"Who says you can’t go home again?” asks Michael di Capua, who in his 50th year in publishing will return to the place he got his start—Farrar, Straus and Giroux—to publish a new book by Jules Feiffer.

“This is a fitting way to continue the celebration of Michael’s 50th year in publishing and the 25th year of having his own imprint,” said Jon Yaged, president of the Macmillan Children’s Publishing Group. It’s also a reunion for the trio, who collaborated on Feiffer’s picture books while Yaged and di Capua were both at Hyperion Books for Children. “When Michael showed me the dummy, I just fell in love with it,” Yaged says. “It’s super cute, which is not always what Jules does, and it’s Feiffer and di Capua. Who could say no?”

For Feiffer, it’s a chance to fulfill a long-held dream. “I always wanted to get a dancer into a children’s book,” he says. “I just didn’t know it would turn out to be a cat.”

Rupert Can Dance, tentatively scheduled for release in winter 2014, tells the story of Mandy, a girl whose feline best friend slips into her ballet shoes when she turns in each night. Eventually, she catches Rupert, but embarrassed, he retreats under her bed, refusing to dance again.

Dancers have been a hallmark of Feiffer’s work for many decades, since he began drawing his comic strip for the Village Voice in 1956. He often used a modern dancer’s choreography as the vehicle through which he mused on politics or cultural anxieties. His attraction to dance, Feiffer believes, stems from a childhood fascination with the elegance embodied by Fred Astaire.

“I grew up in the Bronx during the Depression, and Fred and Ginger were symbols of a world of possibility,” Feiffer says. “I never recovered from that.”

Cats, however, have never held quite the same allure for the artist. “I’ve owned three cats in my life, but never of my own doing.” His current cat, Daisy (a black-and-white tabby), belongs to his daughter Julie, but is boarding with Feiffer while she’s at school.

A Lively Duet

What di Capua especially likes about the new work is the energy that Feiffer, now 83, unleashes when Mandy and Rupert finally perform their pas de deux.

“[The story] climaxes with seven nearly wordless pages that are a series of ecstatic images of these two characters dancing,” di Capua says. “Even in the rough sketches, it’s like an orgy of dancing.”

He also thinks there are plenty of girls out there like Mandy, who never walk when they can plié, sashay, and leap through their day. “Normally I don’t even consider how kids will respond,” di Capua says, “but in this case, I think the story will strike a chord with those incorrigible little dancers who cannot possibly stand still if there is music playing anywhere in the house.”

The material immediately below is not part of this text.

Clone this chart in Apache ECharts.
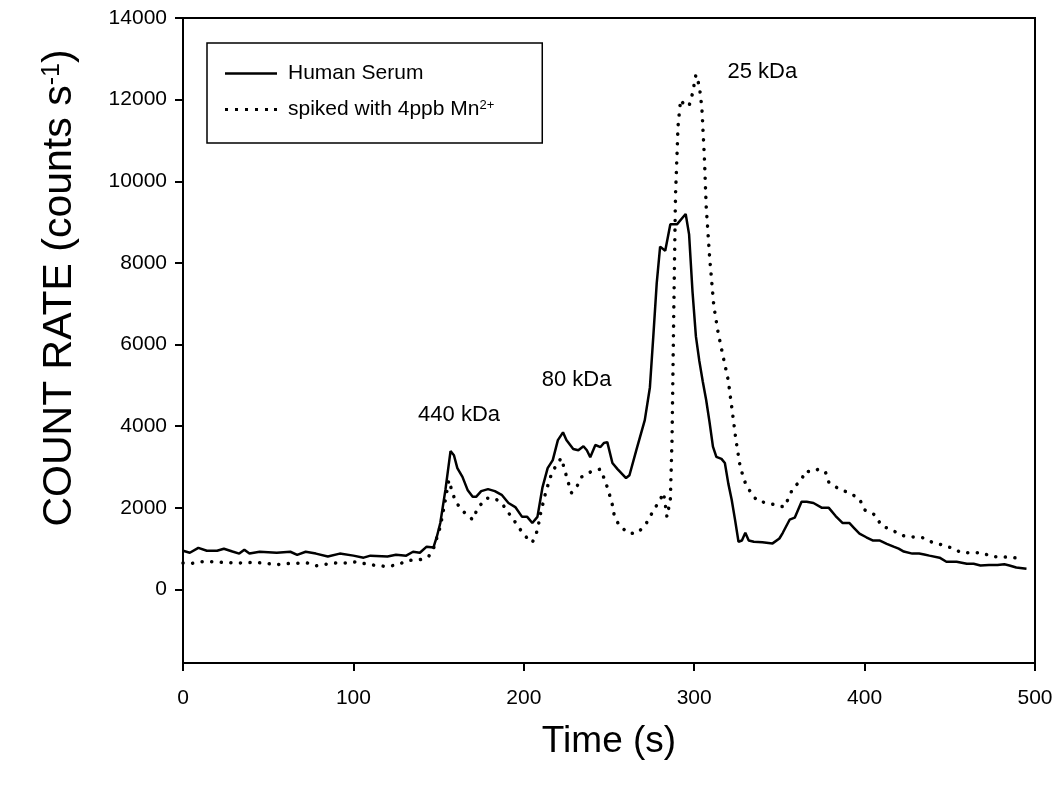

Rupert Can Dance will be Feiffer and di Capua’s 11th book together. The two met in the early 1990s after Feiffer wrote a draft of what would become his first children’s book, The Man in the Ceiling, and asked a friend in children’s books if he could recommend an editor. The friend, Maurice Sendak, introduced him to di Capua.

Di Capua continues to head his own imprint at Scholastic, which he joined in 2006, but the chance to go back to FSG and do one last book seemed a fitting way to cap what has been a remarkable career. “FSG was always run like a family,” Yaged says, “one that is happy to welcome Michael back into the fold. It’s a lot of fun to be able to make this happen.”